Anyhow, if you saw Pirates you’ll know what to expect. In many ways this is the better production but Iolanthe is not Gilbert & Sullivan’s finest hour (an assertion admittedly based on the Whingers having only seen two and a half  G&S operettas. On the other hand the blurb asserts it “is universally regarded as one of Sir Arthur Sullivan’s most beautiful scores”). The over-stretched story (stretched from 20 minutes’ worth to two and a half hours) gives you plenty of opportunity to marvel at the repetitiveness of the lyrics and to wonder what’s with all the “Tantantara-ing” an “Fa Fa-ing”.
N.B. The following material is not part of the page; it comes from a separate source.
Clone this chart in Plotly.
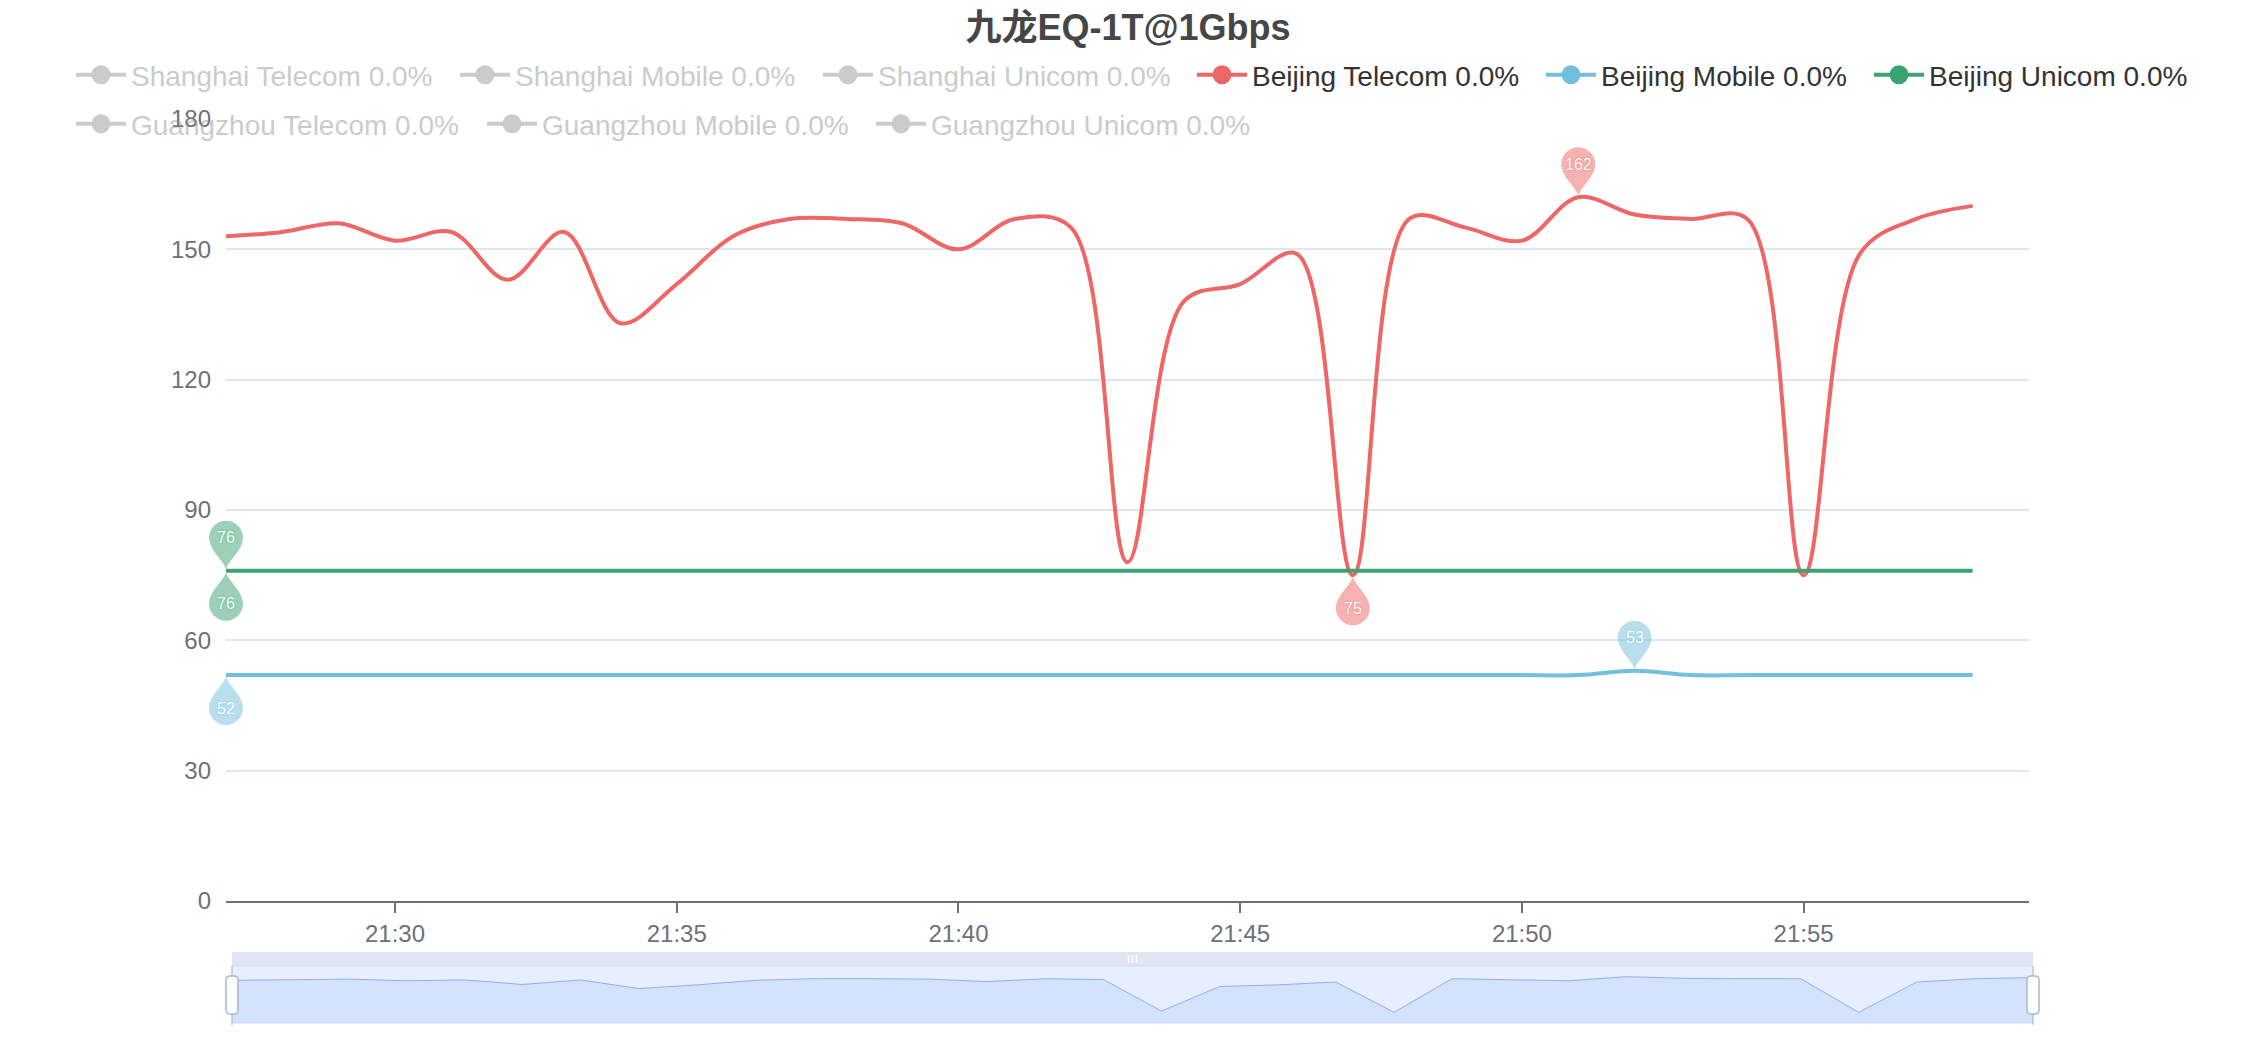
import plotly.graph_objects as go
from datetime import datetime

W, H = 2256, 1040
FONT = "Liberation Sans, Arial, Helvetica, Noto Sans CJK SC, sans-serif"

# ---------------- data ----------------
DATE = "2024-01-01 "
minutes = ["21:27", "21:28", "21:29", "21:30", "21:31", "21:32", "21:33", "21:34",
           "21:35", "21:36", "21:37", "21:38", "21:39", "21:40", "21:41", "21:42",
           "21:43", "21:44", "21:45", "21:46", "21:47", "21:48", "21:49", "21:50",
           "21:51", "21:52", "21:53", "21:54", "21:55", "21:56", "21:57", "21:58"]
x_axis_end = "21:59"

series_names = ["Shanghai Telecom", "Shanghai Mobile", "Shanghai Unicom",
                "Beijing Telecom", "Beijing Mobile", "Beijing Unicom",
                "Guangzhou Telecom", "Guangzhou Mobile", "Guangzhou Unicom"]
loss_rates = ["0.0%", "0.0%", "0.0%", "0.0%", "0.0%", "0.0%", "0.0%", "0.0%", "0.0%"]
series_active = [False, False, False, True, True, True, False, False, False]

beijing_telecom = [153, 154, 156, 152, 154, 143, 154, 133, 142, 153, 157, 157, 156, 150, 157, 155,
                   78, 138, 142, 149, 75, 157, 155, 152, 162, 158, 157, 157, 75, 149, 157, 160]
beijing_mobile = [52, 52, 52, 52, 52, 52, 52, 52, 52, 52, 52, 52, 52, 52, 52, 52,
                  52, 52, 52, 52, 52, 52, 52, 52, 52, 53, 52, 52, 52, 52, 52, 52]
beijing_unicom = [76, 76, 76, 76, 76, 76, 76, 76, 76, 76, 76, 76, 76, 76, 76, 76,
                  76, 76, 76, 76, 76, 76, 76, 76, 76, 76, 76, 76, 76, 76, 76, 76]

y_ticks = [0, 30, 60, 90, 120, 150, 180]
x_tick_labels = ["21:30", "21:35", "21:40", "21:45", "21:50", "21:55"]
title_text = "九龙EQ-1T@1Gbps"

# ---------------- styling / layout constants ----------------
RED, BLUE, GREEN = "#ee6666", "#73c0de", "#3ba272"
INACTIVE = "#999999"
series_colors = [INACTIVE, INACTIVE, INACTIVE, RED, BLUE, GREEN, INACTIVE, INACTIVE, INACTIVE]

ML, MR, MT, MB = 226, 216, 119, 17
PW, PH = W - ML - MR, H - MT - MB


def fx(px):
    return (px - ML) / PW


def fy(py):
    return (H - MB - py) / PH


PLOT_R, PLOT_B = 2029, 901
SL_L, SL_R, SL_BAR_T, SL_WIN_T, SL_B = 232, 2033, 952, 966, 1023

legend_text_x = [131, 515, 878, 1252, 1601, 1929, 131, 542, 931]
legend_row_y = [75, 75, 75, 75, 75, 75, 124, 124, 124]

x_time = [DATE + m for m in minutes]
x_range = [x_time[0], DATE + x_axis_end]

fig = go.Figure()

# main lines
data_map = {"Beijing Telecom": beijing_telecom, "Beijing Mobile": beijing_mobile,
            "Beijing Unicom": beijing_unicom}
for name, col in zip(series_names, series_colors):
    if name in data_map:
        fig.add_trace(go.Scatter(
            x=x_time, y=data_map[name], mode="lines", legendgroup=name, showlegend=False,
            line=dict(color=col, width=4, shape="spline", smoothing=1.0),
            hoverinfo="skip"))

# legend entries (one legend per entry to mimic the ECharts layout)
legends = {}
for i, (name, rate, active, col) in enumerate(zip(series_names, loss_rates, series_active, series_colors)):
    lid = "legend" if i == 0 else f"legend{i + 1}"
    fig.add_trace(go.Scatter(
        x=[None], y=[None], mode="lines+markers", name=f"{name} {rate}",
        legendgroup=name, legend=lid,
        visible=True if active else "legendonly",
        line=dict(color=col, width=4),
        marker=dict(color=col, size=16, line=dict(color=col, width=3))))
    legends[lid] = dict(
        x=(legend_text_x[i] - 60) / W, xref="container", xanchor="left",
        y=1 - legend_row_y[i] / H, yref="container", yanchor="middle",
        orientation="h", itemwidth=50, bgcolor="rgba(0,0,0,0)", borderwidth=0,
        font=dict(family=FONT, size=28, color="#333333" if active else INACTIVE))

# slider data shadow (first visible series)
lo, hi = min(beijing_telecom), max(beijing_telecom)
pad = (hi - lo) * 0.3
fig.add_trace(go.Scatter(
    x=x_time, y=beijing_telecom, xaxis="x2", yaxis="y2", mode="lines",
    line=dict(color="#8fb0f7", width=1), fill="tozeroy",
    fillcolor="rgba(143,176,247,0.2)", showlegend=False, hoverinfo="skip"))


# ---------------- mark points (pins) ----------------
def rgba(hexcol, a):
    h = hexcol.lstrip("#")
    return f"rgba({int(h[0:2], 16)},{int(h[2:4], 16)},{int(h[4:6], 16)},{a})"


def to_dt(s):
    return datetime.strptime(s, "%Y-%m-%d %H:%M")


t0, t1 = to_dt(x_range[0]), to_dt(x_range[1])


def x_domain_frac(t):
    # position along the x axis domain (lets the pin hang over the plot edge unclipped)
    return (to_dt(t) - t0).total_seconds() / (t1 - t0).total_seconds()


shapes = []
annotations = []
R_PIN, H_PIN = 17, 33


def add_pin(t, v, color, up):
    s = 1 if up else -1
    r, h = R_PIN, H_PIN
    k = 0.552
    path = (f"M 0,{s*2} C -4,{s*12} {-r},{s*(h - r*0.7)} {-r},{s*h} "
            f"C {-r},{s*(h + r*k)} {-r*k},{s*(h + r)} 0,{s*(h + r)} "
            f"C {r*k},{s*(h + r)} {r},{s*(h + r*k)} {r},{s*h} "
            f"C {r},{s*(h - r*0.7)} 4,{s*12} 0,{s*2} Z")
    shapes.append(dict(type="path", xref="x domain", yref="y", xsizemode="pixel",
                       ysizemode="pixel", xanchor=x_domain_frac(t), yanchor=v, path=path,
                       fillcolor=rgba(color, 0.5), line=dict(width=0), layer="above"))
    annotations.append(dict(x=t, y=v, xref="x", yref="y", yshift=s * h, showarrow=False,
                            text=str(v), font=dict(family=FONT, size=16, color="white",
                                                   shadow=f"0px 0px 2px {color}")))


for vals, col in [(beijing_telecom, RED), (beijing_mobile, BLUE), (beijing_unicom, GREEN)]:
    imax = vals.index(max(vals))
    imin = vals.index(min(vals))
    add_pin(x_time[imax], vals[imax], col, True)
    add_pin(x_time[imin], vals[imin], col, False)

# ---------------- slider decoration ----------------
shapes.insert(0, dict(type="rect", xref="paper", yref="paper", x0=fx(SL_L), x1=fx(SL_R),
                      y0=fy(SL_WIN_T), y1=fy(SL_BAR_T), fillcolor="#dfe5f3",
                      line=dict(width=0), layer="below"))
shapes.insert(1, dict(type="rect", xref="paper", yref="paper", x0=fx(SL_L), x1=fx(SL_R),
                      y0=fy(SL_B), y1=fy(SL_WIN_T), fillcolor="rgba(135,175,255,0.2)",
                      line=dict(color="#d2dbee", width=1), layer="below"))
mid = (SL_L + SL_R) / 2
for dx in (-4, 0, 4):
    shapes.append(dict(type="line", xref="paper", yref="paper", x0=fx(mid + dx), x1=fx(mid + dx),
                       y0=fy(963), y1=fy(955), line=dict(color="white", width=1.5)))
for hx in (SL_L, SL_R):
    shapes.append(dict(type="line", xref="paper", yref="paper", x0=fx(hx), x1=fx(hx),
                       y0=fy(1025), y1=fy(SL_WIN_T), line=dict(color="#acb8d1", width=1)))
    shapes.append(dict(type="path", xref="paper", yref="paper", xsizemode="pixel",
                       ysizemode="pixel", xanchor=fx(hx), yanchor=fy(995),
                       path="M -6,-15 Q -6,-19 -2,-19 L 2,-19 Q 6,-19 6,-15 L 6,15 "
                            "Q 6,19 2,19 L -2,19 Q -6,19 -6,15 Z",
                       fillcolor="white", line=dict(color="#acb8d1", width=1.5), layer="above"))

fig.update_layout(
    width=W, height=H, autosize=False,
    margin=dict(l=ML, r=MR, t=MT, b=MB, autoexpand=False),
    paper_bgcolor="white", plot_bgcolor="white",
    font=dict(family=FONT),
    hovermode=False,
    title=dict(text=title_text, x=0.5, xref="container", xanchor="center",
               y=1 - 27 / H, yref="container", yanchor="middle",
               font=dict(family=FONT, size=36, color="#464646", weight="bold")),
    xaxis=dict(type="date", domain=[0, fx(PLOT_R)], range=x_range,
               tickvals=[DATE + t for t in x_tick_labels], ticktext=x_tick_labels,
               showgrid=False, zeroline=False, showline=True, linecolor="#6E7079", linewidth=2,
               ticks="outside", ticklen=10, tickwidth=2, tickcolor="#6E7079",
               tickfont=dict(family=FONT, size=24, color="#6E7079"), fixedrange=True),
    yaxis=dict(domain=[fy(PLOT_B), 1], range=[y_ticks[0], y_ticks[-1]], tickvals=y_ticks,
               showgrid=True, gridcolor="#E0E6F1", gridwidth=2, zeroline=False, showline=False,
               ticks="", ticklabelstandoff=14,
               tickfont=dict(family=FONT, size=24, color="#6E7079"), fixedrange=True),
    xaxis2=dict(type="date", domain=[fx(SL_L), fx(SL_R)], range=[x_time[0], x_time[-1]],
                anchor="y2", visible=False, fixedrange=True),
    yaxis2=dict(domain=[0, fy(SL_WIN_T)], range=[lo - pad, hi + pad], anchor="x2",
                visible=False, fixedrange=True),
    shapes=shapes,
    annotations=annotations,
    **legends,
)

fig.write_html("out.html", config={"displayModeBar": False},
               post_script="document.body.style.margin='0';")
Satirical swipes at Liberals and Conservatives are particularly resonant today. Little has changed although a modern sensibility produced appropriately schoolboy sniggers from Phil with “round about our fairy ring” and “I’ll give thee one” and the resolution that the House of Lords might be away with the fairies seemed appropriate.

Song-wise the highlight of the show is undoubtedly the amusingly frantic nightmare song (“When You’re Lying Awake”) adeptly delivered by Lord Chancellor (Shaun McCourt)*:

For you dream you are crossing
The Channel, and tossing
About in a steamer from Harwich—
Which is something between
A large bathing machine
And a very small second-class carriage

Talcum powder is liberally wafted around in Act 2 for reasons we were unable to fathom. Was Sasha Regan taking no chances with the Union’s facilities? It wasn’t necessary. Phil is pleased to be able to report that the Union has clearly splashed out on a pair of Marigolds and been extremely busy with the Toilet Duck or Mary Archer or something: the loos were positively fragrant.

If you didn’t see Pirates, you should definitely see this.


*Perhaps Daniel Radcliffe was auditioning for Sasha Regan with his impressive rendition of “The Elements” on The Graham Norton Show:


8 Responses to “Review – All-Male Iolanthe, Union Theatre”

  1. JohnnyFox Says:

    Nominee for the TBA ‘most original usage of talcum powder in an onstage setting’ award ?

  2. Elixa Says:

    Would love to hear the State of the Union Toilets address. I have photo to go with it. Could be a Powerpoint presentation.

  3. Kevin Kelly Says:

    I think the talcum powder is meant to evoke the dust and cobwebs that attach to the noble house! It’s a brilliant piece of work but I am afraid that unless (and hopefully until!) it transfers there won’t be much chance for anyone to see it as all the tickets looked to be sold out!

  4. Paul Thurtle Says:

    I think this is a great production – we have seen it twice already and are going again on Sunday and next Thursday. The music is amazing and the lyrics brilliant (and I didn’t like G & S until we saw their production of Pirates!)
    The setting in the Union Theatre is lovely, the voices sweet and the dancing spot on. Each cast member gives a fantastic performance.
    What we found especially interesting was Mark Smith’s exciting choreography and how he slipped in the use of Deaf Sign Language into the songs; as signers we found that this added to our enjoyment!
    Chris Mundy’s musical direction ensured that every note was spot on and every voice blended perfectly.
    I hope that, like Pirates, the show will transfer to Wiltons Music Hall.
    It gets 5 stars from me – my only grumble is that it finishes on Saturday 11th December!

  5. webcowgirl Says:

    I loved this show! It’s almost embarassing how much I enjoyed myself. How do they make so much magic with such little budgets? The National could really learn from The Union.

  6. Martin Says:

    Nice enough. But why not get Thom Southerland back to direct them? It’s just got a little too overtly camp, I’m not opposed to campness but it worked better before.